Every manufacturing industry produces goods at a particular cost, adds a profit margin and sells at a price which is higher than the production cost. It is only in agriculture that demand and supply conditions alone decide the market. In periods of bountiful supply, the farmer loses due to less remunerative prices and, in drought, though prices increase he has less produce to sell. In both ways, he is the loser.

The Government has been using the procurement price mechanism to enthuse the farmer to produce more. But in a globalised economy, we started using the imports route, thanks to the comfortable foreign exchange, to increase the availability of wheat and to keep the wheat prices under check.
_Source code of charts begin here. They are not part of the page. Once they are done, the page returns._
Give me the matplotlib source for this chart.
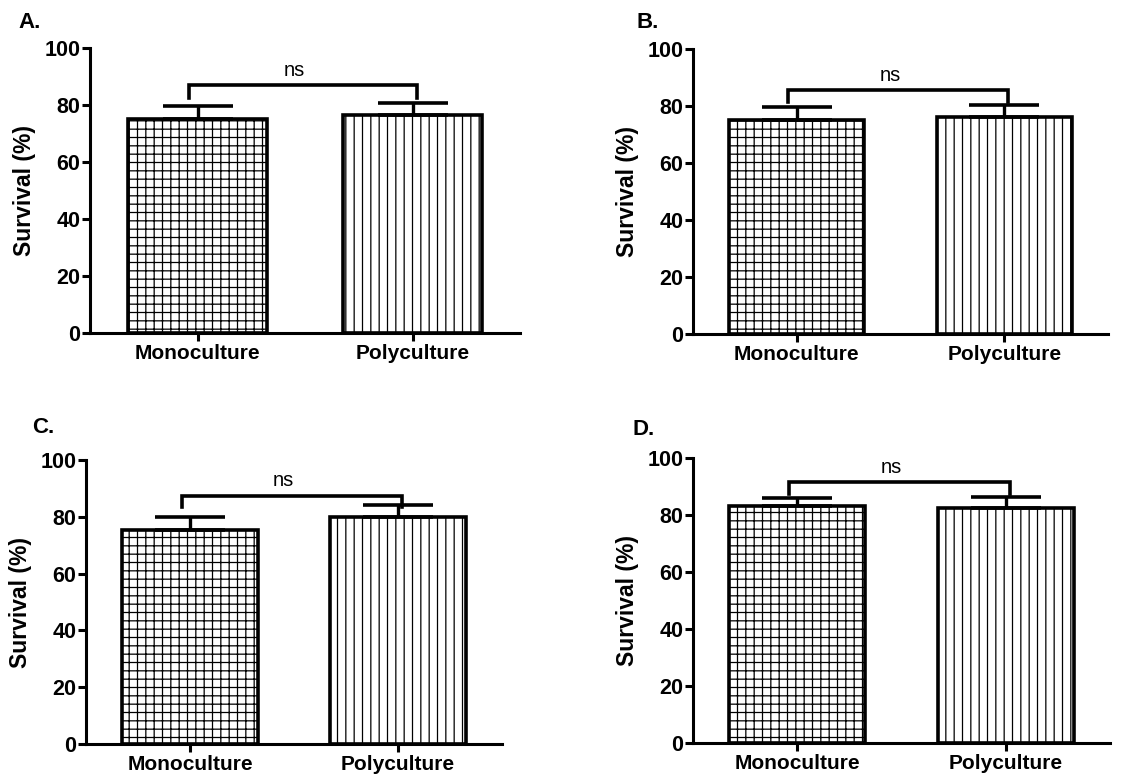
import numpy as np
import matplotlib
matplotlib.use('Agg')
import matplotlib.pyplot as plt

plt.rcParams['font.family'] = ['Liberation Sans', 'DejaVu Sans']
plt.rcParams['hatch.color'] = 'black'
plt.rcParams['hatch.linewidth'] = 0.9

# data
panel_labels = ['A.', 'B.', 'C.', 'D.']
categories = ['Monoculture', 'Polyculture']
mono_mean = [75.0, 75.0, 75.5, 83.0]
mono_err = [4.5, 4.5, 4.5, 3.0]
poly_mean = [76.5, 76.0, 80.0, 82.5]
poly_err = [4.3, 4.5, 4.0, 3.8]
bracket_y = [87.0, 85.5, 87.5, 91.5]
bracket_drop = [4.5, 4.0, 4.0, 4.0]
sig_text = ['ns', 'ns', 'ns', 'ns']
yticks = [0, 20, 40, 60, 80, 100]

W, H = 1123, 782
fig = plt.figure(figsize=(W / 100, H / 100), dpi=100)

# axes boxes in pixels: left, right, y of 0, y of 100
boxes = [(90, 520, 333, 48), (693, 1108, 334, 49),
         (86, 502, 744, 460), (693, 1110, 743, 458)]
label_pos = [(18, 28), (636, 28), (32, 433), (633, 435)]

for i in range(4):
    l, r, b, t = boxes[i]
    ax = fig.add_axes([l / W, 1 - b / H, (r - l) / W, (b - t) / H])
    x = np.arange(len(categories))
    means = [mono_mean[i], poly_mean[i]]
    errs = [mono_err[i], poly_err[i]]
    bars = ax.bar(x, means, width=0.65, color='white', edgecolor='black',
                  linewidth=2.6, zorder=2)
    bars[0].set_hatch('++')
    bars[1].set_hatch('||')
    ax.errorbar(x, means, yerr=[[0, 0], errs], fmt='none', ecolor='black',
                elinewidth=2.4, capsize=25, capthick=2.6, zorder=3)

    # significance bracket
    yb = bracket_y[i]
    xl, xr = -0.04, 1.02
    ax.plot([xl, xl, xr, xr], [yb - bracket_drop[i], yb, yb, yb - bracket_drop[i]],
            color='black', lw=2.6, solid_joinstyle='miter', clip_on=False, zorder=4)
    ax.text(0.45, yb + 1.8, sig_text[i], ha='center', va='bottom', fontsize=14.5)

    ax.set_xlim(-0.5, 1.5)
    ax.set_ylim(0, 100)
    ax.set_yticks(yticks)
    ax.set_xticks(x)
    ax.set_xticklabels(categories, fontsize=15, fontweight='bold')
    ax.set_yticklabels([str(v) for v in yticks], fontsize=15.5, fontweight='bold')
    ax.set_ylabel('Survival (%)', fontsize=16.5, fontweight='bold', labelpad=6)
    for s in ['top', 'right']:
        ax.spines[s].set_visible(False)
    for s in ['left', 'bottom']:
        ax.spines[s].set_linewidth(2.2)
    ax.tick_params(axis='y', direction='out', length=6, width=2.2, pad=1)
    ax.tick_params(axis='x', direction='out', length=6, width=2.2, pad=2)

    fig.text(label_pos[i][0] / W, 1 - label_pos[i][1] / H, panel_labels[i],
             fontsize=16, fontweight='bold', ha='left', va='baseline')

fig.savefig('out.png', dpi=100)
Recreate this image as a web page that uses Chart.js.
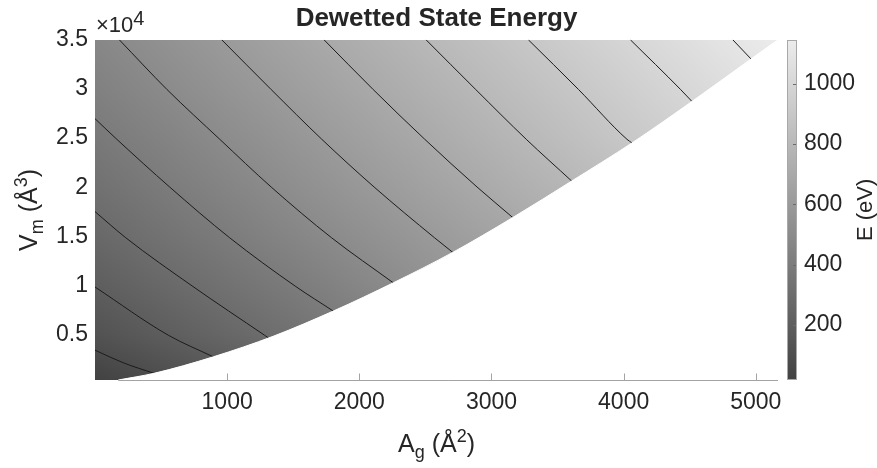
<!DOCTYPE html>
<html>
<head>
<meta charset="utf-8">
<script src="https://cdn.jsdelivr.net/npm/chart.js@4.4.1/dist/chart.umd.min.js"></script>
<style>
  html, body { margin: 0; padding: 0; background: #fff; }
  #wrap { width: 877px; height: 468px; }
</style>
</head>
<body>
<div id="wrap"><canvas id="energyChart" width="877" height="468"></canvas></div>
<script>
'use strict';

// axis limits (A_g in A^2, V_m in A^3) and colour limits (eV)
const aMin = 0, aMax = 5168;
const vMin = 400, vMax = 35000;
const eMin = 18, eMax = 1145;

const xTicks = [1000, 2000, 3000, 4000, 5000];
const yTicks = [5000, 10000, 15000, 20000, 25000, 30000, 35000];
const cbTicks = [200, 400, 600, 800, 1000];

// energy sampled on a coarse A/V grid, rows follow gridV
const gridA = [0, 500, 1000, 1500, 2000, 2500, 3000, 3500, 4000, 4500, 5000, 5500];
const gridV = [0, 5000, 10000, 15000, 20000, 25000, 30000, 35000];
const energy = [
  [5, 75, 142, 210, 277, 344, 411, 478, 545, 612, 679, 746],
  [124, 193, 261, 329, 396, 463, 530, 597, 664, 731, 798, 865],
  [202, 269, 334, 398, 468, 538, 605, 672, 738, 805, 872, 938],
  [270, 335, 399, 464, 528, 593, 657, 721, 785, 849, 913, 977],
  [327, 392, 457, 522, 586, 650, 714, 778, 842, 906, 970, 1034],
  [380, 444, 509, 573, 638, 702, 767, 832, 898, 963, 1028, 1093],
  [431, 495, 560, 624, 688, 752, 816, 880, 945, 1010, 1074, 1138],
  [476, 541, 606, 670, 735, 800, 864, 929, 993, 1058, 1122, 1187]
];

// contour levels and their traced paths [A, V]
const levels = [100, 200, 300, 400, 500, 600, 700, 800, 900, 1000, 1100];
const contourPaths = [
  [[0, 3435], [214, 2150], [446, 1078]],
  [[0, 9859], [555, 4953], [895, 2757]],
  [[0, 17528], [233, 14867], [741, 9910], [1283, 4953], [1313, 4679]],
  [[0, 26977], [165, 24883], [565, 20027], [1019, 14867], [1519, 9910], [1803, 7411]],
  [[184, 35000], [545, 29942], [944, 24883], [1333, 20027], [1790, 14867], [2257, 10284]],
  [[959, 35000], [1333, 29942], [1716, 24883], [2112, 20027], [2569, 14867], [2707, 13380]],
  [[1733, 35000], [2105, 29942], [2495, 24883], [2891, 20027], [3161, 16921]],
  [[2505, 35000], [2881, 29942], [3263, 24883], [3607, 20634]],
  [[3279, 35000], [3659, 29942], [4025, 24883], [4063, 24509]],
  [[4051, 35000], [4431, 29942], [4517, 28728]],
  [[4826, 35000], [4964, 33048]]
];

// edge of the dewetted region: nothing is defined below it
const edgeA = [176, 446, 895, 1349, 1803, 2257, 2707, 3161, 3607, 4063, 4517, 4964, 5168];
const edgeV = [400, 1078, 2757, 4851, 7411, 10284, 13380, 16921, 20634, 24509, 28728, 33048, 35000];

const FONT = 'Liberation Sans';
const TEXT = '#262626';

function indexIn(arr, val) {
  let i = 0;
  while (i < arr.length - 2 && val > arr[i + 1]) i++;
  return i;
}

function energyAt(a, v) {
  const i = indexIn(gridA, a), j = indexIn(gridV, v);
  let ta = (a - gridA[i]) / (gridA[i + 1] - gridA[i]);
  let tv = (v - gridV[j]) / (gridV[j + 1] - gridV[j]);
  ta = Math.max(0, Math.min(1, ta));
  tv = Math.max(0, Math.min(1, tv));
  const e0 = energy[j][i] * (1 - ta) + energy[j][i + 1] * ta;
  const e1 = energy[j + 1][i] * (1 - ta) + energy[j + 1][i + 1] * ta;
  return e0 * (1 - tv) + e1 * tv;
}

// gray colormap, dark at eMin and light at eMax
const grayLo = 66, grayHi = 236;
function grayFor(e) {
  let t = (e - eMin) / (eMax - eMin);
  t = Math.max(0, Math.min(1, t));
  return Math.round(grayLo + t * (grayHi - grayLo));
}

// text with sub/superscripts, parts = [text, size, dy]
function drawParts(ctx, parts, cx, baseY) {
  let total = 0;
  parts.forEach(p => { ctx.font = p[1] + 'px "' + FONT + '"'; total += ctx.measureText(p[0]).width; });
  let x = cx - total / 2;
  ctx.textAlign = 'left';
  ctx.textBaseline = 'alphabetic';
  parts.forEach(p => {
    ctx.font = p[1] + 'px "' + FONT + '"';
    ctx.fillText(p[0], x, baseY + p[2]);
    x += ctx.measureText(p[0]).width;
  });
}

const fieldPlugin = {
  id: 'field',
  beforeDatasetsDraw(chart) {
    const {ctx, chartArea: area, scales: {x, y}} = chart;
    const l = Math.round(area.left), t = Math.round(area.top);
    const w = Math.round(area.right) - l, h = Math.round(area.bottom) - t;
    const img = ctx.createImageData(w, h);
    for (let j = 0; j < h; j++) {
      const v = y.getValueForPixel(t + j + 0.5);
      for (let i = 0; i < w; i++) {
        const a = x.getValueForPixel(l + i + 0.5);
        const g = grayFor(energyAt(a, v));
        const k = (j * w + i) * 4;
        img.data[k] = g; img.data[k + 1] = g; img.data[k + 2] = g; img.data[k + 3] = 255;
      }
    }
    ctx.putImageData(img, l, t);
  },
  afterDatasetsDraw(chart) {
    const {ctx, chartArea: area, scales: {x}} = chart;
    // x axis line and inward ticks, only visible outside the filled region
    ctx.save();
    ctx.strokeStyle = '#a3a3a3';
    ctx.lineWidth = 1;
    ctx.beginPath();
    const by = Math.round(area.bottom) + 0.5;
    ctx.moveTo(x.getPixelForValue(edgeA[0]), by);
    ctx.lineTo(area.right, by);
    xTicks.forEach(v => {
      const px = Math.round(x.getPixelForValue(v)) + 0.5;
      ctx.moveTo(px, by);
      ctx.lineTo(px, by - 7);
    });
    ctx.stroke();
    ctx.restore();
  },
  afterDraw(chart) {
    const {ctx, chartArea: area, scales: {cb}} = chart;
    ctx.save();
    // colour bar
    const bx = Math.round(cb.left) + 9, bw = 10;
    for (let py = Math.round(cb.top); py < Math.round(cb.bottom); py++) {
      const g = grayFor(cb.getValueForPixel(py + 0.5));
      ctx.fillStyle = 'rgb(' + g + ',' + g + ',' + g + ')';
      ctx.fillRect(bx, py, bw, 1);
    }
    ctx.strokeStyle = '#a8a8a8';
    ctx.lineWidth = 1;
    ctx.strokeRect(bx + 0.5, Math.round(cb.top) + 0.5, bw - 1, Math.round(cb.bottom) - Math.round(cb.top) - 1);
    ctx.strokeStyle = '#6a6a6a';
    ctx.beginPath();
    cbTicks.forEach(v => {
      const py = Math.round(cb.getPixelForValue(v)) + 0.5;
      ctx.moveTo(bx + bw - 1, py);
      ctx.lineTo(bx + bw - 4, py);
    });
    ctx.stroke();

    ctx.fillStyle = TEXT;
    const midX = (area.left + area.right) / 2;
    const midY = (area.top + area.bottom) / 2;

    // title
    ctx.font = 'bold 26px "' + FONT + '"';
    ctx.textAlign = 'center';
    ctx.textBaseline = 'alphabetic';
    ctx.fillText('Dewetted State Energy', midX, 26);

    // exponent of the V axis
    ctx.textAlign = 'left';
    ctx.font = '22px "' + FONT + '"';
    ctx.fillText('\u00d710', 96, 32);
    const ew = ctx.measureText('\u00d710').width;
    ctx.font = '20px "' + FONT + '"';
    ctx.fillText('4', 96 + ew, 25);

    // x axis title
    drawParts(ctx, [['A', 25, 0], ['g', 18, 6], [' (\u00c5', 25, 0], ['2', 18, -10], [')', 25, 0]], midX, 452);

    // y axis title
    ctx.save();
    ctx.translate(37, midY);
    ctx.rotate(-Math.PI / 2);
    drawParts(ctx, [['V', 25, 0], ['m', 18, 6], [' (\u00c5', 25, 0], ['3', 18, -10], [')', 25, 0]], 0, 0);
    ctx.restore();

    // colour bar title
    ctx.save();
    ctx.translate(872, midY);
    ctx.rotate(-Math.PI / 2);
    drawParts(ctx, [['E (eV)', 22, 0]], 0, 0);
    ctx.restore();

    ctx.restore();
  }
};

const datasets = levels.map((lev, k) => ({
  label: String(lev),
  data: contourPaths[k].map(p => ({x: p[0], y: p[1]})),
  borderColor: '#1c1c1c',
  borderWidth: 1,
  pointRadius: 0,
  cubicInterpolationMode: 'monotone',
  fill: false,
  order: 1
}));

// white mask under the edge, drawn last
datasets.push({
  label: 'edge',
  data: edgeA.map((a, i) => ({x: a, y: edgeV[i]})),
  borderColor: '#ffffff',
  borderWidth: 1,
  backgroundColor: '#ffffff',
  pointRadius: 0,
  cubicInterpolationMode: 'monotone',
  fill: 'start',
  order: 0
});

const tickFont = {family: FONT, size: 23};
const plain = v => String(v);

new Chart(document.getElementById('energyChart'), {
  type: 'line',
  data: {datasets: datasets},
  plugins: [fieldPlugin],
  options: {
    responsive: false,
    animation: false,
    devicePixelRatio: 1,
    layout: {padding: {top: 38, left: 0, right: 0, bottom: 0}},
    plugins: {legend: {display: false}, tooltip: {enabled: false}, title: {display: false}},
    scales: {
      x: {
        type: 'linear',
        min: aMin,
        max: aMax,
        grid: {display: false, drawTicks: false},
        border: {display: false},
        ticks: {font: tickFont, color: TEXT, padding: 9, maxRotation: 0, callback: plain},
        afterBuildTicks: s => { s.ticks = xTicks.map(v => ({value: v})); },
        afterFit: s => { s.height = 88; }
      },
      y: {
        type: 'linear',
        min: vMin,
        max: vMax,
        grid: {display: false, drawTicks: false},
        border: {display: false},
        ticks: {font: tickFont, color: TEXT, padding: 7, callback: v => String(v / 10000)},
        afterBuildTicks: s => { s.ticks = yTicks.map(v => ({value: v})); },
        afterFit: s => { s.width = 95; }
      },
      cb: {
        type: 'linear',
        position: 'right',
        min: eMin,
        max: eMax,
        grid: {display: false, drawTicks: false},
        border: {display: false},
        ticks: {font: tickFont, color: TEXT, padding: 26, callback: plain},
        afterBuildTicks: s => { s.ticks = cbTicks.map(v => ({value: v})); },
        afterFit: s => { s.width = 99; }
      }
    }
  }
});
</script>
</body>
</html>
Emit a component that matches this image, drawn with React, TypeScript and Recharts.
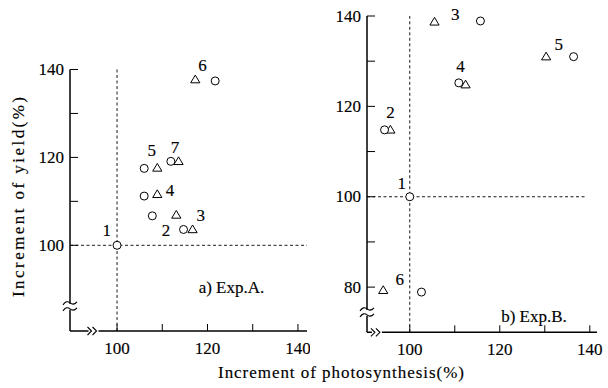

This strategy impoverished the farmers, leading to unremunerative prices, debt and suicides. And it may not work forever as global wheat prices have also started increasing due to less production in big wheat exporting countries such as Australia, the US and Canada. The price of wheat and wheat products have , therefore, risen by around 80 per cent in the last one year or so.

The correct strategy is, therefore, to enthuse our farmers by giving them adequate support prices and by providing technological services that will help increase production.